A decision of the High Court has highlighted a trap for the unwary when serving proceedings in another EU member state: it is not sufficient to serve proceedings in a way that would be valid for service of proceedings begun in that state; service must instead comply with the provisions in the EU Service Regulation (Regulation (EC) No 1393/2007), including any reservations notified to the European Commission by that state: Asefa Yesuf & ors v A.P.Moller & ors [2016] EWHC 1437 (Admlty).

Personal service of English proceedings in Denmark by the claimant's solicitor was therefore not good service as the Service Regulation only allowed personal service of proceedings from another member state by a Danish judicial officer. The court moreover had no power under the CPR to dispense with service or permit service by an alternative method, save possibly where there was a minor procedural error in serving by a method permitted by the Service Regulation.

The message therefore is clear: service in the EU must be carried out in accordance with the provisions in the Service Regulation, at any event while we remain a member of the EU and subject to the terms of the Regulation.


The claim involved a dispute between cargo owners and ship owners over whether the ship owners were entitled to discharge a cargo as being prone to self-ignition and therefore dangerous.

The bills of lading contained a one year limitation period. The day before the year expired, the cargo owners commenced English proceedings. Some three and a half months later, the ship owners told them in a telephone call that they had no English lawyers on whom service could be effected and service would therefore have to take place in Denmark. Almost two months later, some three weeks before the six month period for service out of the jurisdiction expired, the cargo owners' English solicitor travelled to Copenhagen and purported to serve the proceedings at the ship owners' head office.

The ship owners challenged the jurisdiction of the English courts on the basis that the proceedings had not been validly served on them. The cargo owners resisted the application, arguing that the proceedings had been validly served; alternatively if there were any errors, they were minor procedural errors and the court had the power to remedy them under one or more of CPR 6.15, CPR 6.16 and CPR 3.10.

CPR 6.15 gives the court the power to order that steps already taken to bring the claim form to the attention of the defendant by an alternative method are good service, provided good reason is shown. CPR 6.16 permits the court to dispense with service of a claim form in exceptional circumstances and CPR 3.10 gives the court the power to rectify matters where there has been an error of procedure.

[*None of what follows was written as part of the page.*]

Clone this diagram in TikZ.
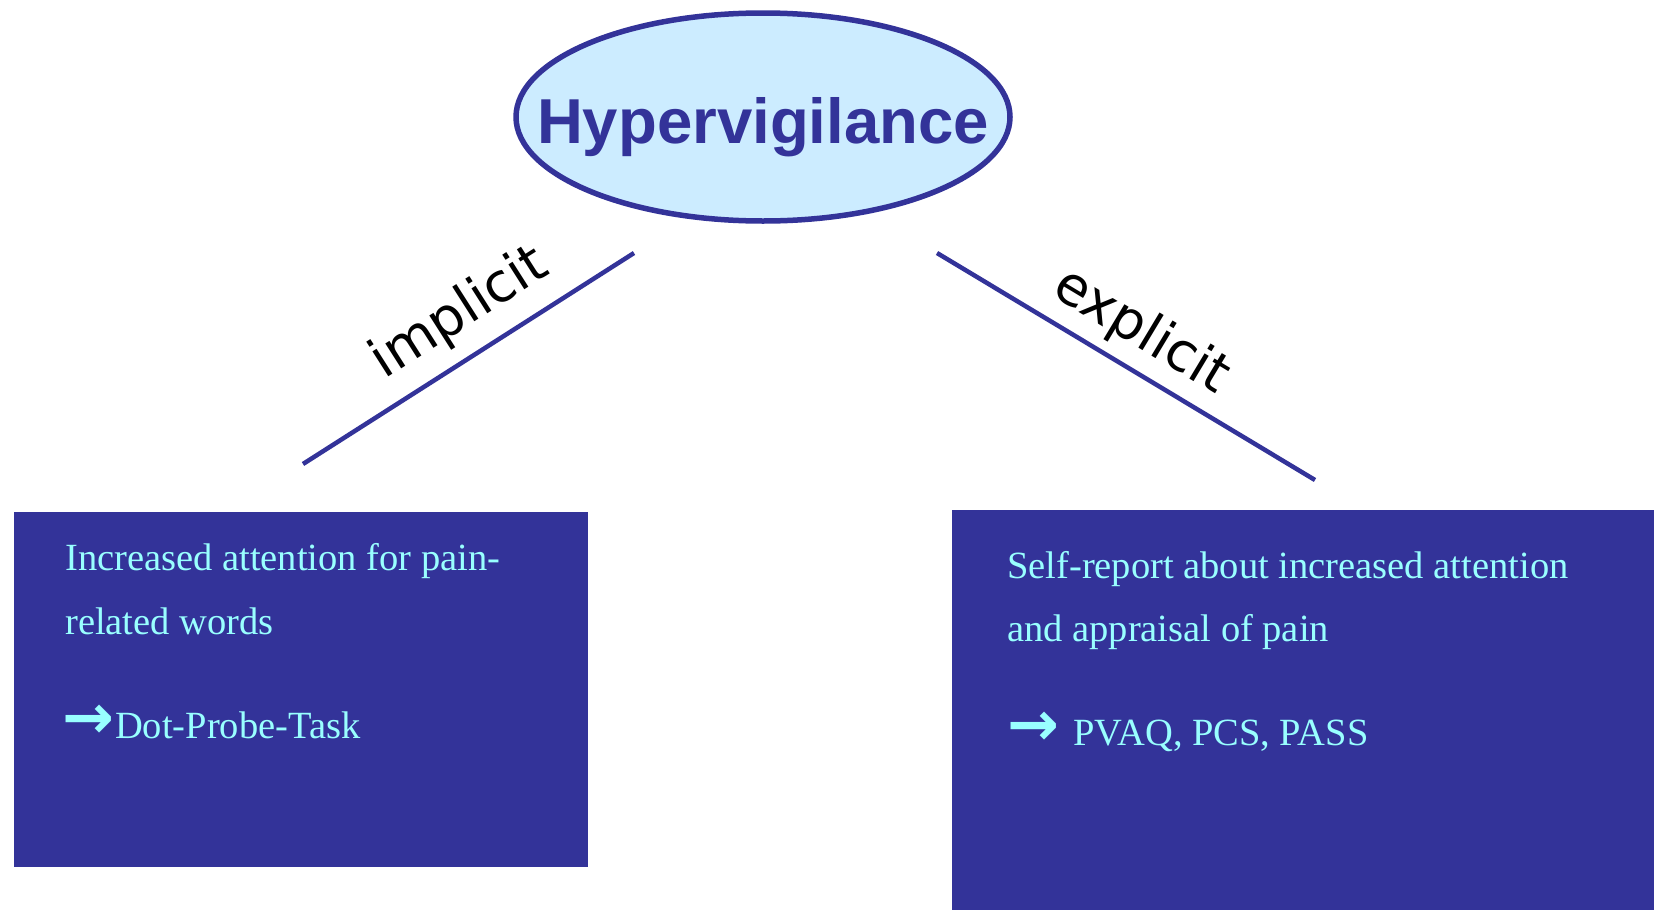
\documentclass[tikz,border=0pt]{standalone}
\usepackage{fontspec}
\setmainfont{Liberation Serif}
\newfontfamily\labelfont{DejaVu Sans}
\newfontfamily\titlefont{Liberation Sans}
\newfontfamily\arrowfont{DejaVu Sans}
\usetikzlibrary{shapes.geometric}
\definecolor{navy}{HTML}{333399}
\definecolor{pale}{HTML}{CCECFF}
\definecolor{cyantext}{HTML}{99FFFF}
\begin{document}
\begin{tikzpicture}[x=1pt,y=-1pt,
  boxtext/.style={anchor=base west,inner sep=0pt,text=cyantext,font=\fontsize{38.5}{46}\selectfont},
  branch/.style={draw=navy,line width=4.5pt},
  lbl/.style={inner sep=0pt,font=\labelfont\fontsize{54}{60}\selectfont},
  panel/.style={fill=navy,anchor=north west,inner sep=0pt,draw=none}]
\path[use as bounding box] (0,0) rectangle (1654,910);
\fill[white] (0,0) rectangle (1654,910);
% ellipse
\node[ellipse, draw=navy, line width=5.5pt, fill=pale, minimum width=494pt, minimum height=208pt, inner sep=0pt] (hyp) at (763,117) {};
\node[anchor=base, inner sep=0pt, text=navy, font=\titlefont\bfseries\fontsize{63.5}{70}\selectfont] (title) at (763,143) {Hypervigilance};
% branches
\coordinate (la) at (634,253);
\coordinate (lb) at (303,464);
\coordinate (ra) at (937,253);
\coordinate (rb) at (1315,480);
\draw[branch] (la) -- (lb);
\draw[branch] (ra) -- (rb);
\node[lbl, rotate=32.5] (impl) at (460,314) {implicit};
\node[lbl, rotate=-31] (expl) at (1141,332) {explicit};
% boxes
\node[panel, minimum width=574pt, minimum height=355pt] (lbox) at (14,512) {};
\node[panel, minimum width=702pt, minimum height=400pt] (rbox) at (952,510) {};
% left text
\node[boxtext] (l1) at (65,570) {Increased attention for pain-};
\node[boxtext] (l2) at (65,634) {related words};
\node[boxtext] (l3) at (62,738) {{\arrowfont\bfseries\fontsize{62}{66}\selectfont →}\hspace{1pt}Dot-Probe-Task};
% right text
\node[boxtext] (r1) at (1007,578) {Self-report about increased attention};
\node[boxtext] (r2) at (1007,641) {and appraisal of pain};
\node[boxtext] (r3) at (1007,745) {{\arrowfont\bfseries\fontsize{62}{66}\selectfont →}\hspace{14pt}PVAQ, PCS, PASS};
\end{tikzpicture}
\end{document}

The High Court (Simon Bryan QC sitting as a deputy judge) held that the Service Regulation applied and the proceedings had not been validly served under it.

He observed that the Service Regulation is an exhaustive and mandatory regime and provides the only permissible methods for serving English proceedings in the EU (Alder v Orlowska C-325/11). This is unfortunately not made clear in CPR 6.40(3); that rule suggests, wrongly, that service in accordance with the Service Regulation is just one possible method of service.

The only method of service under the Service Regulation that can be performed by an individual or his/her legal representative is direct service in accordance with Article 15, which provides:

"Any person interested in a judicial proceeding may effect service of judicial documents directly through the judicial officers, officials or other competent persons of the member state addressed, where such direct service is permitted under the law of that member state."

Denmark had notified the European Commission that it permitted direct service through a bailiff under Article 15. Service by an English solicitor, or indeed a Danish solicitor, was therefore not permitted and it was irrelevant that Danish proceedings could be served in Denmark in this way.

The deputy judge went on to hold that this was not an example of a permissible method of service carried out poorly but rather this was an impermissible method of service. That meant, in his view, that there could be no exercise of discretion under any CPR rule to permit an alternative method of service.

In any event, the judge did not think the CPR provisions assisted the cargo owners on the facts of the case. There was no good reason within CPR 6.15 to validate the steps taken to serve. Whilst the documents had come to the attention of the ship owners and this was an important consideration, that was not enough in itself, particularly given that proceedings were commenced just before limitation expired and the first and only attempt at service was more than five months after issue. It was also relevant that the ship owners had not tried to evade service or be obstructive.

There were also no exceptional circumstances (a higher test than under CPR 6.15) which would allow the court to dispense with service under CPR 6.16.

As for CPR 3.10, general provisions do not derogate from specific provisions so no order could be made under CPR 3.10 in circumstances where the requirements of CPR 6.15 or 6.16 were not met. In any event, even on the cargo owners' case, this provision would only apply if what had happened was a permissible method of service carried out poorly, which it was not. Even if that were wrong, this was not an appropriate case to make an order under CPR 3.10 when what was done was in effect too little too late.